• Jan 16th 2009, 11:27 AM
mbbx5va2
Hi, i need to know how to solve this ODE. Please see the attachment. The solution is 2logx but i don't know to get it. Any help would be much appreciated. thanks
• Jan 16th 2009, 11:35 AM
Mush
Quote:

Originally Posted by mbbx5va2
Hi, i need to know how to solve this ODE. Please see the attachment. The solution is 2logx but i don't know to get it. Any help would be much appreciated. thanks

Let $\displaystyle u = \frac{dF}{dx}$. This should reduce it to a 1st order ODE of the form:

$\displaystyle \frac{1}{2}x^2 \frac{du}{dx} +xu =1$

Which can be written:

$\displaystyle \frac{du}{dx} +\frac{2}{x}u =\frac{2}{x^2}$

You can solve this for $\displaystyle u$ using an integrating factor!
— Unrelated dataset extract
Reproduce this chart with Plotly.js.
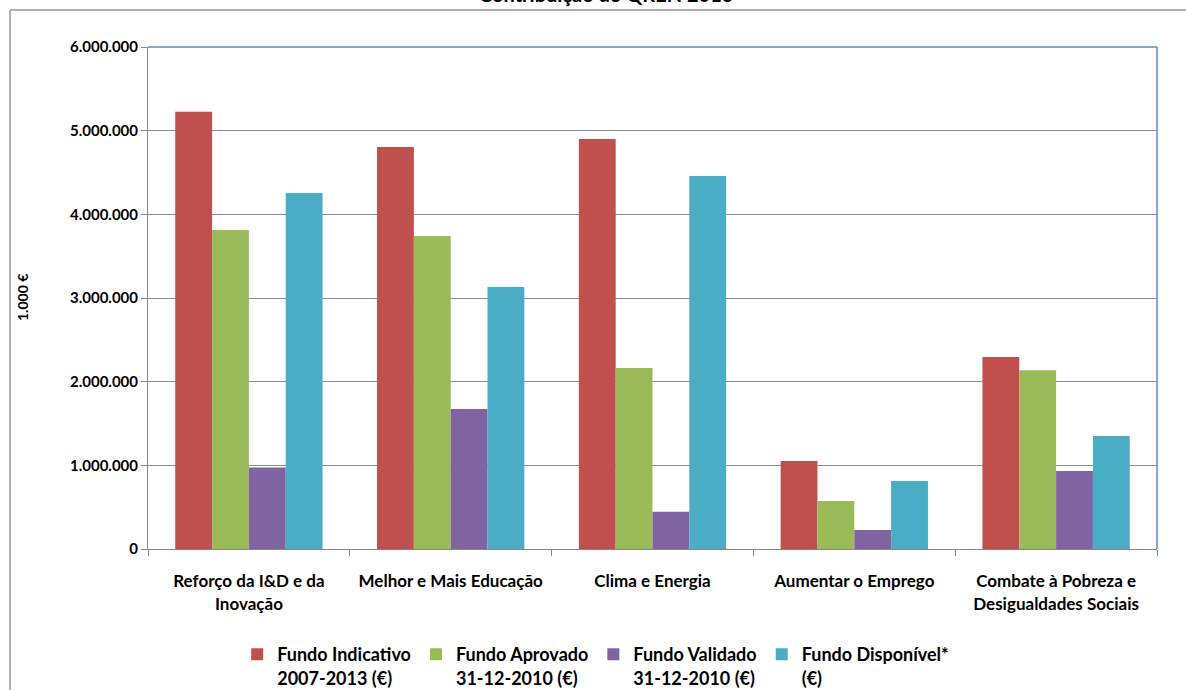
<!DOCTYPE html>
<html>
<head>
<meta charset="utf-8">
<script src="https://cdn.plot.ly/plotly-3.0.1.min.js"></script>
<style>html,body{margin:0;padding:0;background:#fff;}#chart{width:1186px;height:690px;}</style>
</head>
<body>
<div id="chart"></div>
<script>
const categories = [
  "Reforço da I&D e da<br>Inovação",
  "Melhor e Mais Educação",
  "Clima e Energia",
  "Aumentar o Emprego",
  "Combate à Pobreza e<br>Desigualdades Sociais"
];
const seriesNames = [
  "Fundo Indicativo<br>2007-2013 (€)",
  "Fundo Aprovado<br>31-12-2010 (€)",
  "Fundo Validado<br>31-12-2010 (€)",
  "Fundo Disponível*<br>(€)"
];
const fundoIndicativo = [5225000, 4805000, 4900000, 1052000, 2295000];
const fundoAprovado   = [3813000, 3741000, 2163000, 574000, 2135000];
const fundoValidado   = [975000, 1673000, 445000, 227000, 932000];
const fundoDisponivel = [4255000, 3131000, 4458000, 813000, 1350000];
const colors = ["#c0504d", "#9bbb59", "#8064a2", "#4bacc6"];
const titleText = "Contribuição do QREN 2013";
const yTitle = "1.000 €";

const FONT = "Lato, 'Open Sans', sans-serif";
const allValues = [fundoIndicativo, fundoAprovado, fundoValidado, fundoDisponivel];
const data = allValues.map((vals, i) => ({
  type: "bar",
  name: seriesNames[i],
  x: categories,
  y: vals,
  marker: {color: colors[i]},
  hoverinfo: "skip"
}));

const W = 1186, H = 690, L = 148, R = 29, T = 47, B = 141;
const pw = W - L - R, ph = H - T - B;
const px = (x) => (x - L) / pw;
const py = (y) => (H - B - y) / ph;

const layout = {
  width: W, height: H,
  margin: {l: L, r: R, t: T, b: B},
  paper_bgcolor: "#ffffff",
  plot_bgcolor: "#ffffff",
  separators: ",.",
  barmode: "group",
  bargap: 0.27,
  bargroupgap: 0,
  font: {family: FONT, color: "#000000"},
  showlegend: true,
  legend: {
    orientation: "h",
    xref: "container", yref: "container",
    x: 0.2, xanchor: "left",
    y: 1 - 636 / H, yanchor: "top",
    font: {family: FONT, size: 18, color: "#000", weight: "bold"},
    valign: "top",
    itemwidth: 12,
    tracegroupgap: 0,
    traceorder: "normal"
  },
  xaxis: {
    type: "category",
    showgrid: false,
    showline: true,
    linecolor: "#868686",
    linewidth: 1,
    ticks: "outside",
    tickson: "boundaries",
    ticklen: 6,
    tickcolor: "#868686",
    tickangle: 0,
    ticklabelstandoff: 17,
    tickfont: {family: FONT, size: 17, color: "#000", weight: "bold"},
    fixedrange: true,
    automargin: false
  },
  yaxis: {
    range: [0, 6000000],
    tickvals: [0, 1000000, 2000000, 3000000, 4000000, 5000000, 6000000],
    tickformat: ",d",
    showgrid: true,
    gridcolor: "#8c8c8c",
    gridwidth: 1,
    zeroline: false,
    showline: true,
    linecolor: "#868686",
    ticks: "outside",
    ticklen: 6,
    tickcolor: "#868686",
    tickfont: {family: FONT, size: 15, color: "#000", weight: "bold"},
    fixedrange: true,
    automargin: false
  },
  shapes: [
    {type: "line", xref: "paper", yref: "paper", x0: 0, x1: 1, y0: 1, y1: 1, line: {color: "#5b8cc8", width: 1.5}},
    {type: "line", xref: "paper", yref: "paper", x0: 1, x1: 1, y0: 0, y1: 1, line: {color: "#5b8cc8", width: 1.5}},
    {type: "line", xref: "paper", yref: "paper", x0: px(10), x1: px(1200), y0: py(10), y1: py(10), line: {color: "#b0b0b0", width: 2}},
    {type: "line", xref: "paper", yref: "paper", x0: px(10), x1: px(10), y0: py(10), y1: py(700), line: {color: "#b0b0b0", width: 2}}
  ],
  annotations: [
    {text: titleText, xref: "paper", yref: "paper", x: px(606), y: py(-6), xanchor: "center", yanchor: "middle",
     showarrow: false, font: {family: FONT, size: 20, color: "#000", weight: "bold"}},
    {text: yTitle, xref: "paper", yref: "paper", x: px(22), y: py(298), xanchor: "center", yanchor: "middle",
     textangle: -90, showarrow: false, font: {family: FONT, size: 14, color: "#000", weight: "bold"}}
  ]
};

Plotly.newPlot("chart", data, layout, {displayModeBar: false, staticPlot: true});
</script>
</body>
</html>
Giving a solution of the form:

$\displaystyle u = f(x) + C$

Then remember that:

$\displaystyle F = \int u dx$

Also, can I ask why you used $\displaystyle \partial$ instead of $\displaystyle d$ if it's an ODE? $\displaystyle \partial$ is reserved for PDEs, or Partial Differential Equations... ie... Differential Equations of functions of more than 1 variable.
• Jan 16th 2009, 01:42 PM
mbbx5va2
Sorry yes your right about the notation - i made a mistake. Thanks for the help i've managed to solve it.